2. E-Governance (विद्युतीय शासन)

The application of Information and Communication Technology (ICT) by the government to provide public services quickly, transparently, and efficiently.
नेपालीमा: सरकारी कार्यालयमा लाइन नबसी इन्टरनेटको माध्यमबाट सरकारी काम (जस्तै: लाइसेन्स फर्म भर्ने, कर तिर्ने) गर्नु नै E-Governance हो।
Examples in Nepal: Nagarik App, Online Passport Application, IRD Tax Portal.

3. Mobile Commerce (M-Commerce) & E-Payment

M-Commerce is a specific part of E-commerce where trading happens strictly through mobile devices.
To support this, we use Online Payment Gateways (Digital Wallets) to transfer money securely.
Examples in Nepal: eSewa, Khalti, IME Pay, Fonepay.

🔍 Real-Life Case Study: FEEN Goes Digital!

Spandana and Buddha register FEEN classes. First, they use the government's E-Governance portal to register their company online and pay their taxes. Then, they build an E-Commerce (B2C) website to sell their NEB video courses directly to students. To make it easy for students to buy, they integrate the eSewa API (E-Payment) so students can pay instantly from their phones (M-Commerce)!

📝 Exam Prep (Part 16)

  • What is E-commerce? Explain B2B, B2C, and C2C with one example of each. (5 Marks - HIGH CHANCE)
  • What is E-Governance? How has the Nagarik App helped Nepalese citizens? (3 Marks)
  • Define Online Payment Gateway. List any two popular payment gateways in Nepal. (2 Marks)
🚀 End of Parts 13, 14, 15, & 16!
You are absolute legends, Spandana and Buddha! We have covered almost all the theoretical chapters of Grade 12 Computer Science.
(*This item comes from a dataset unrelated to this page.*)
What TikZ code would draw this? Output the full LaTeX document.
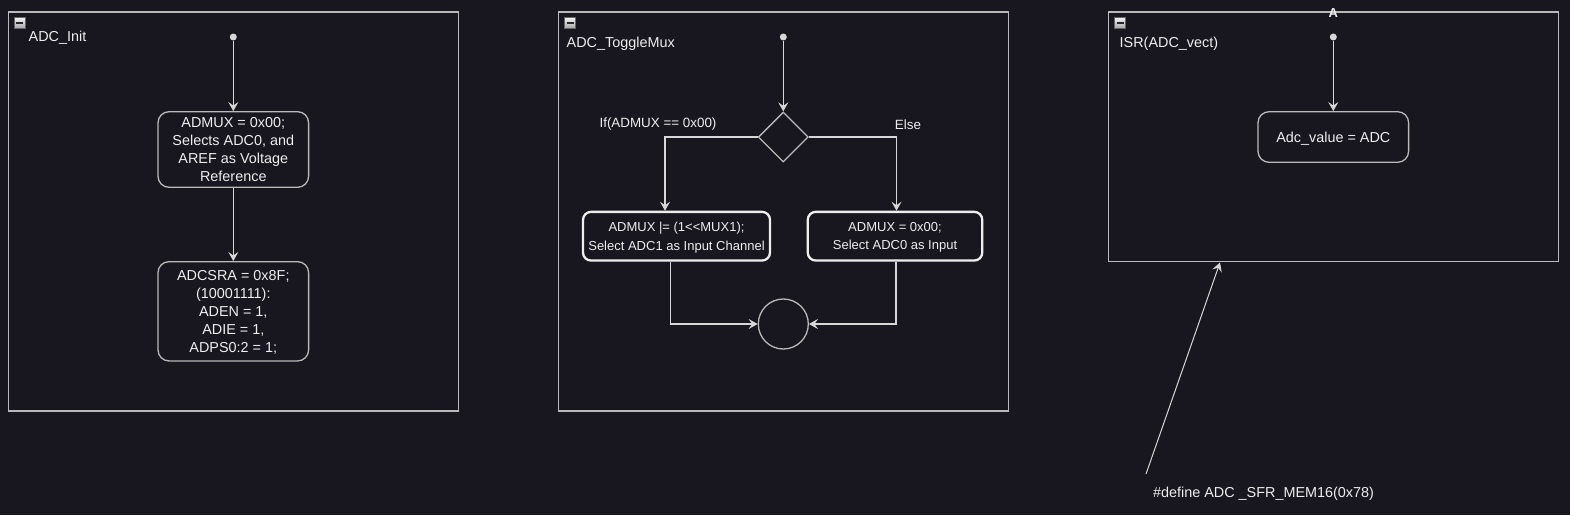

When you are completely ready to enter the final stretch with Part 17, 18, 19, and 20 (Multimedia, Cyber Ethics, and Revision Strategy), reply with:
"Start Part 17"

NEB 12 Computer Science: Ultimate Masterclass

🏆 The Grand Finale, Spandana & Buddha!

This is it! You have reached the final four parts of the syllabus. In Parts 17 and 18, we will explore the creative world of Multimedia and the strict rules of Cyber Ethics. Finally, in Parts 19 and 20, we are going to break down the exact NEB Board Exam pattern, time management, and the ultimate strategy to score an A+. Let's finish this journey!

Part 17: Multimedia Technology

We see it every day on Instagram, TikTok, and YouTube. But what exactly is Multimedia?

1. What is Multimedia? (मल्टिमिडिया भनेको के हो?)

The word is a combination of Multi (many) and Media (forms of communication). Multimedia is the integration of Text, Audio, Video, Graphics, and Animation into a single digital presentation.
नेपालीमा: अक्षर, आवाज, भिडियो, र चित्रलाई एउटै डिजिटल माध्यममा मिलाएर प्रस्तुत गर्नु नै मल्टिमिडिया हो।

2. The 5 Core Components of Multimedia

  • Text: The basic written words.
  • Graphics/Images: Static pictures (JPEG, PNG). Includes Raster Graphics (made of pixels, lose quality when zoomed) and Vector Graphics (made of math formulas, never lose quality).
  • Audio: Sound files (MP3, WAV).
  • Video: Moving pictures with sound (MP4, AVI).
  • Animation: Giving motion to drawings or computer-generated objects (2D or 3D).

3. Virtual Reality (VR) vs. Augmented Reality (AR)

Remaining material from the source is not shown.